Preston’s Restaurant & Continental Divide Lounge
Virginia Tech was founded in 1872 as an agricultural and mechanical college. From this history, it is only fitting that Preston’s Restaurant serves farm-to-table meals. Black Angus beef and vegetables come directly from farms scattered throughout the New River Valley, and seafood is delivered weekly from Virginia’s Chesapeake Bay.
Preston’s Restaurant is a full-service restaurant for breakfast, lunch, and dinner at The Inn at Virginia Tech. Floor-to-ceiling windows allow daylight to bathe the dining area, creating an invigorating atmosphere for a savory meal. The veneer topped tables, and padded chairs were comfortable enough to enjoy a lengthy meal dribbled with bits of conversation in between bites.
The menu was printed on a sheet of paper because it changes almost daily. It’s sparse at best, with only a few appetizers and entrees. Breakfast typically includes made-to-order eggs, roasted diced potatoes, roasted apples in a brown sugar sauce, and sausage links. Dinner is usually a bit more varied, with meals ranging from poultry to fish and beef. The Continental Divide Signature Burger was an 8-ounce ground brisket and short rib patty topped with smoked cheddar and bacon onion jam and served with hand-cut fries.

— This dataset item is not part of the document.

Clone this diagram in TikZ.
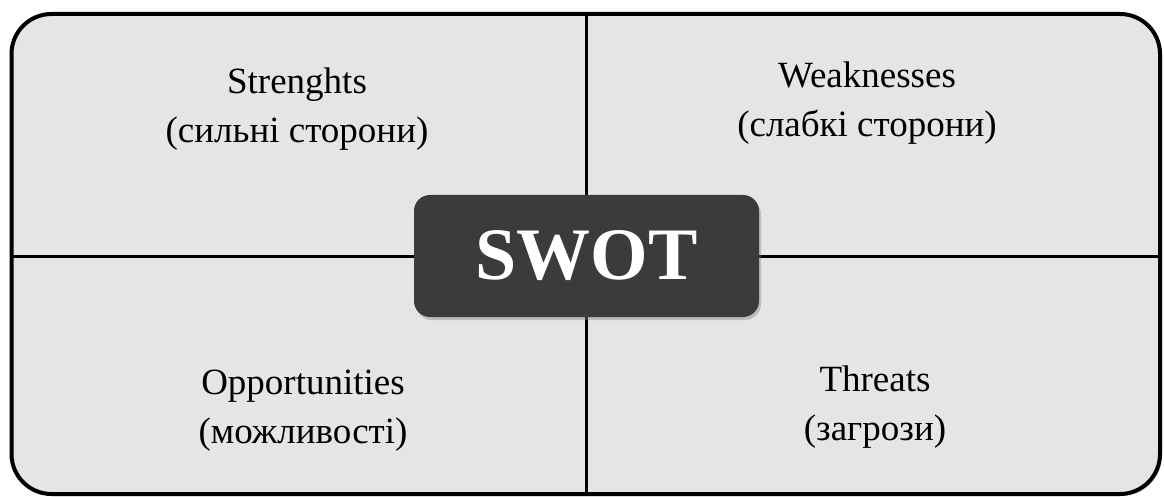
\documentclass[tikz,border=0pt]{standalone}
\usepackage{fontspec}
\setmainfont{Liberation Serif}
\usetikzlibrary{shadows}
\definecolor{cellgray}{HTML}{E5E5E5}
\definecolor{swotgray}{HTML}{3C3B3A}
\begin{document}
\begin{tikzpicture}[x=1pt,y=-1pt,
  frame/.style={draw=black,line width=4pt,fill=cellgray,rounded corners=40pt,
    minimum width=1148.5pt,minimum height=480pt,inner sep=0pt,
    drop shadow={shadow xshift=2pt,shadow yshift=-2pt,opacity=0.35}},
  divider/.style={draw=black,line width=3pt},
  corebox/.style={fill=swotgray,text=white,rounded corners=16pt,
    minimum width=345pt,minimum height=122pt,inner sep=0pt,
    font=\bfseries\fontsize{74}{80}\selectfont,
    drop shadow={shadow xshift=2pt,shadow yshift=-3pt,opacity=0.4}},
  celltext/.style={align=center,font=\fontsize{37}{49}\selectfont}]
\useasboundingbox (0,0) rectangle (1164,497);
\node [frame] (frame) at (585.75,254) {};
\coordinate (mid) at (586.5,256);
\draw [divider] (frame.north -| mid) -- (frame.south -| mid);
\draw [divider] (frame.west |- mid) -- (frame.east |- mid);
\node [corebox] (swot) at (mid) {SWOT};
\node [celltext] (strengths) at (297,109) {Strenghts\\(сильні сторони)};
\node [celltext] (weaknesses) at (867,103) {Weaknesses\\(слабкі сторони)};
\node [celltext] (opportunities) at (303,411) {Opportunities\\(можливості)};
\node [celltext] (threats) at (875,407) {Threats\\(загрози)};
\end{tikzpicture}
\end{document}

The Continental Divide Lounge – named after the boundary that passes through Blacksburg – is a cozy and comfortable bar. A few small tables are scattered around a short bar top with high stools. Drinks are served late, and a limited menu is available from the restaurant.
Road Tripping at The Inn at Virginia Tech
Ten whole minutes had passed from when I exited Interstate 81 until I pulled into the roundabout in front of The Inn at Virginia Tech. Ever since the four-lane limited-access US Highway 460 bypass was finished more than a decade ago, the travel time from interstate to campus has dropped from 30-40 minutes to a pleasant ten minutes.
The Inn at Virginia Tech features comfortable rooms with every kind of amenity a road tripper could want – except maybe a swimming pool. Safe and secure inside the hotel, the rooms offer two queens or a single king bed for traveling families or friends. With an on-site restaurant serving three meals a day, you won’t have to worry about heading out for that first or last meal of the day.
This was the perfect place for me to stay for three nights while exploring the New River Valley. I could walk across campus and drive to everything else, never having to spend more than half an hour in the car. At the end of the day, weary from hiking and shopping and walking and loving every minute of the adventure, the hotel was the perfect place to retire and blissfully rest for tomorrow’s adventures.